> [Task instructions] Look at the data below and print exactly the lines from its first line through the line with "0, 0, 0, 0, 0];"; the pictures stay out of the copy.

> [Source excerpt]
━━━━━━━━━━

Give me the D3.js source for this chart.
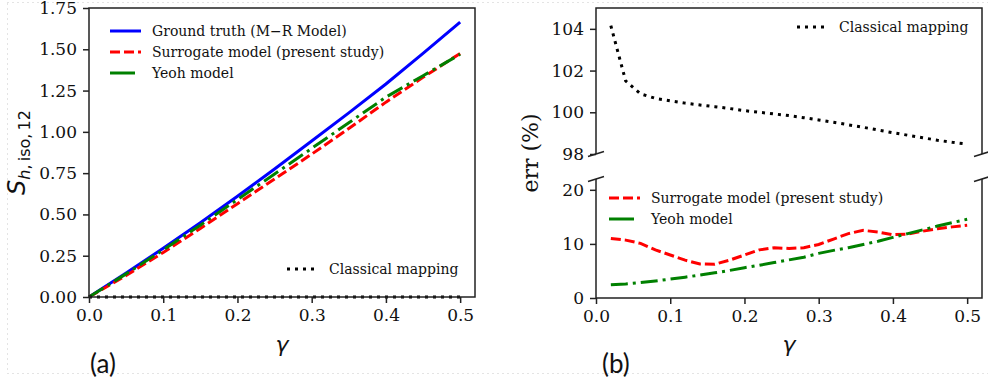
<!DOCTYPE html>
<html>
<head>
<meta charset="utf-8">
<script src="https://cdn.jsdelivr.net/npm/d3@7"></script>
<style>
  body { margin: 0; background: #fff; }
</style>
</head>
<body>
<div id="chart"></div>
<script>
// Panel (a): stress vs gamma
const gammaA = [0, 0.05, 0.1, 0.15, 0.2, 0.25, 0.3, 0.35, 0.4, 0.45, 0.5];
const groundTruth = [0, 0.145, 0.295, 0.45, 0.61, 0.775, 0.945, 1.115, 1.29, 1.475, 1.665];
const surrogateA = [0, 0.13, 0.27, 0.415, 0.565, 0.715, 0.865, 1.02, 1.18, 1.33, 1.475];
const yeohA = [0, 0.14, 0.285, 0.435, 0.59, 0.745, 0.9, 1.055, 1.21, 1.34, 1.47];
const classicalA = [0, 0, 0, 0, 0, 0, 0, 0, 0, 0, 0];

// Panel (b): error vs gamma
const gammaB = [0.02, 0.04, 0.06, 0.08, 0.10, 0.12, 0.14, 0.16, 0.18, 0.20, 0.22, 0.24, 0.26,
                0.28, 0.30, 0.32, 0.34, 0.36, 0.38, 0.40, 0.42, 0.44, 0.46, 0.48, 0.50];
const classicalB = [104.15, 101.5, 100.88, 100.67, 100.55, 100.44, 100.35, 100.27, 100.18, 100.08,
                    100.0, 99.92, 99.84, 99.74, 99.63, 99.52, 99.4, 99.28, 99.15, 99.02,
                    98.9, 98.78, 98.66, 98.56, 98.48];
const surrogateB = [11.0, 10.7, 10.1, 8.9, 7.95, 7.0, 6.3, 6.25, 7.0, 7.95, 8.9, 9.3, 9.15,
                    9.3, 9.9, 10.9, 11.9, 12.5, 12.2, 11.7, 11.8, 12.35, 12.8, 13.15, 13.45];
const yeohB = [2.45, 2.6, 2.85, 3.15, 3.5, 3.85, 4.25, 4.65, 5.1, 5.6, 6.05, 6.55, 7.05,
               7.55, 8.25, 8.8, 9.3, 9.9, 10.5, 11.2, 11.9, 12.6, 13.3, 13.95, 14.55];

const xTicks = [0, 0.1, 0.2, 0.3, 0.4, 0.5];
const yTicksA = [0, 0.25, 0.5, 0.75, 1.0, 1.25, 1.5, 1.75];
const yTicksUpper = [98, 100, 102, 104];
const yTicksLower = [0, 10, 20];

const styles = {
  truth: { color: '#0000ff', dash: null, width: 3 },
  surrogate: { color: '#ff0000', dash: '10,4', width: 3 },
  yeoh: { color: '#008000', dash: '17,5,3,5', width: 3 },
  classical: { color: '#000', dash: '3,5', width: 3 }
};

const serif = '"DejaVu Serif", serif';
const sans = '"DejaVu Sans", sans-serif';

const width = 988, height = 385;
const svg = d3.select('#chart').append('svg')
    .attr('width', width)
    .attr('height', height);

// faint dotted page border seen around the figure
svg.append('rect')
    .attr('x', 7.5).attr('y', 2.5)
    .attr('width', 990).attr('height', 371)
    .attr('fill', 'none')
    .attr('stroke', '#c8c8c8')
    .attr('stroke-dasharray', '1,4');

const spine = '#222';

function drawLine(g, xs, ys, x, y, st) {
  const line = d3.line().x((d, i) => x(xs[i])).y(d => y(d));
  g.append('path')
      .datum(ys)
      .attr('d', line)
      .attr('fill', 'none')
      .attr('stroke', st.color)
      .attr('stroke-width', st.width)
      .attr('stroke-dasharray', st.dash);
}

function legendRow(g, x0, y0, label, st, sampleLen) {
  g.append('line')
      .attr('x1', x0).attr('x2', x0 + (sampleLen || 31))
      .attr('y1', y0).attr('y2', y0)
      .attr('stroke', st.color)
      .attr('stroke-width', st.width)
      .attr('stroke-dasharray', st.dash);
  g.append('text')
      .attr('x', x0 + 42).attr('y', y0)
      .attr('dy', '0.35em')
      .style('font-family', serif)
      .style('font-size', '14px')
      .style('fill', '#111')
      .text(label);
}

function styleTicks(a) {
  a.select('.domain').remove();
  a.selectAll('line').attr('stroke', spine).attr('stroke-width', 1.5);
  a.selectAll('text')
      .style('font-family', serif)
      .style('font-size', '17px')
      .style('fill', '#111');
}

function yAxisLeft(g, y, ticks, x0, fmt) {
  g.append('g')
      .attr('transform', `translate(${x0},0)`)
      .call(d3.axisLeft(y).tickValues(ticks).tickSize(6).tickPadding(6).tickFormat(fmt))
      .call(styleTicks);
}

function xAxisBottom(g, x, y0) {
  g.append('g')
      .attr('transform', `translate(0,${y0})`)
      .call(d3.axisBottom(x).tickValues(xTicks).tickSize(6).tickPadding(6).tickFormat(d3.format('.1f')))
      .call(styleTicks);
}

// ---------- Panel (a) ----------
const ax = { left: 89, right: 475, top: 8, bottom: 297 };
const xA = d3.scaleLinear().domain([0, 0.52]).range([ax.left, ax.right]);
const yA = d3.scaleLinear().domain([0, 1.75]).range([ax.bottom, ax.top]);
const gA = svg.append('g');

drawLine(gA, gammaA, groundTruth, xA, yA, styles.truth);
drawLine(gA, gammaA, surrogateA, xA, yA, styles.surrogate);
drawLine(gA, gammaA, yeohA, xA, yA, styles.yeoh);
drawLine(gA, gammaA, classicalA, xA, yA, styles.classical);

gA.append('rect')
    .attr('x', ax.left).attr('y', ax.top)
    .attr('width', ax.right - ax.left).attr('height', ax.bottom - ax.top)
    .attr('fill', 'none').attr('stroke', spine).attr('stroke-width', 1.5);

yAxisLeft(gA, yA, yTicksA, ax.left, d3.format('.2f'));
xAxisBottom(gA, xA, ax.bottom);

legendRow(gA, 110, 31, 'Ground truth (M\u2212R Model)', styles.truth);
legendRow(gA, 110, 52, 'Surrogate model (present study)', styles.surrogate);
legendRow(gA, 110, 73, 'Yeoh model', { color: styles.yeoh.color, dash: null, width: 3 }, 25);
legendRow(gA, 287, 269, 'Classical mapping', styles.classical);

// y label S_{h, iso, 12}
const yLabA = gA.append('text')
    .attr('transform', `translate(25,${(ax.top + ax.bottom) / 2}) rotate(-90)`)
    .attr('text-anchor', 'middle')
    .style('font-family', sans)
    .style('fill', '#111');
yLabA.append('tspan').style('font-size', '24px').style('font-style', 'italic').text('S');
yLabA.append('tspan').style('font-size', '16px').attr('dy', 5).style('font-style', 'italic').text('h');
yLabA.append('tspan').style('font-size', '16px').text(',\u2009iso,\u200912');

gA.append('text')
    .attr('x', (ax.left + ax.right) / 2).attr('y', 352)
    .attr('text-anchor', 'middle')
    .style('font-family', sans)
    .style('font-style', 'italic')
    .style('font-size', '22px')
    .style('fill', '#111')
    .text('\u03b3');

gA.append('text')
    .attr('x', 90).attr('y', 373)
    .style('font-family', 'Lato, sans-serif')
    .style('font-size', '26px')
    .style('fill', '#111')
    .text('(a)');

// ---------- Panel (b) ----------
const bx = { left: 596, right: 982, top: 8, breakUp: 154, breakLow: 179, bottom: 298 };
const xB = d3.scaleLinear().domain([0, 0.52]).range([bx.left, bx.right]);
const yUp = d3.scaleLinear().domain([98, 105]).range([bx.breakUp, bx.top]);
const yLow = d3.scaleLinear().domain([0, 22]).range([bx.bottom, bx.breakLow]);
const gB = svg.append('g');

drawLine(gB, gammaB, classicalB, xB, yUp, styles.classical);
drawLine(gB, gammaB, surrogateB, xB, yLow, styles.surrogate);
drawLine(gB, gammaB, yeohB, xB, yLow, styles.yeoh);

// spines: upper box open at bottom, lower box open at top
gB.append('path')
    .attr('d', `M${bx.left},${bx.breakUp}V${bx.top}H${bx.right}V${bx.breakUp}`)
    .attr('fill', 'none').attr('stroke', spine).attr('stroke-width', 1.5);
gB.append('path')
    .attr('d', `M${bx.left},${bx.breakLow}V${bx.bottom}H${bx.right}V${bx.breakLow}`)
    .attr('fill', 'none').attr('stroke', spine).attr('stroke-width', 1.5);

// break marks
[bx.left, bx.right].forEach(xx => {
  [bx.breakUp, bx.breakLow].forEach(yy => {
    gB.append('line')
        .attr('x1', xx - 8).attr('y1', yy + 2.5)
        .attr('x2', xx + 8).attr('y2', yy - 2.5)
        .attr('stroke', spine).attr('stroke-width', 1.5);
  });
});

yAxisLeft(gB, yUp, yTicksUpper, bx.left, d3.format('d'));
yAxisLeft(gB, yLow, yTicksLower, bx.left, d3.format('d'));
xAxisBottom(gB, xB, bx.bottom);

legendRow(gB, 797, 27, 'Classical mapping', styles.classical);
legendRow(gB, 609, 198, 'Surrogate model (present study)', styles.surrogate);
legendRow(gB, 609, 219, 'Yeoh model', { color: styles.yeoh.color, dash: null, width: 3 }, 25);

gB.append('text')
    .attr('transform', `translate(538,${(bx.top + bx.bottom) / 2}) rotate(-90)`)
    .attr('text-anchor', 'middle')
    .style('font-family', serif)
    .style('font-size', '22px')
    .style('fill', '#111')
    .text('err (%)');

gB.append('text')
    .attr('x', (bx.left + bx.right) / 2).attr('y', 352)
    .attr('text-anchor', 'middle')
    .style('font-family', sans)
    .style('font-style', 'italic')
    .style('font-size', '22px')
    .style('fill', '#111')
    .text('\u03b3');

gB.append('text')
    .attr('x', 602).attr('y', 373)
    .style('font-family', 'Lato, sans-serif')
    .style('font-size', '26px')
    .style('fill', '#111')
    .text('(b)');
</script>
</body>
</html>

━━━━━━━━━━

> [Result of the task]
Give me the D3.js source for this chart.
<!DOCTYPE html>
<html>
<head>
<meta charset="utf-8">
<script src="https://cdn.jsdelivr.net/npm/d3@7"></script>
<style>
  body { margin: 0; background: #fff; }
</style>
</head>
<body>
<div id="chart"></div>
<script>
// Panel (a): stress vs gamma
const gammaA = [0, 0.05, 0.1, 0.15, 0.2, 0.25, 0.3, 0.35, 0.4, 0.45, 0.5];
const groundTruth = [0, 0.145, 0.295, 0.45, 0.61, 0.775, 0.945, 1.115, 1.29, 1.475, 1.665];
const surrogateA = [0, 0.13, 0.27, 0.415, 0.565, 0.715, 0.865, 1.02, 1.18, 1.33, 1.475];
const yeohA = [0, 0.14, 0.285, 0.435, 0.59, 0.745, 0.9, 1.055, 1.21, 1.34, 1.47];
const classicalA = [0, 0, 0, 0, 0, 0, 0, 0, 0, 0, 0];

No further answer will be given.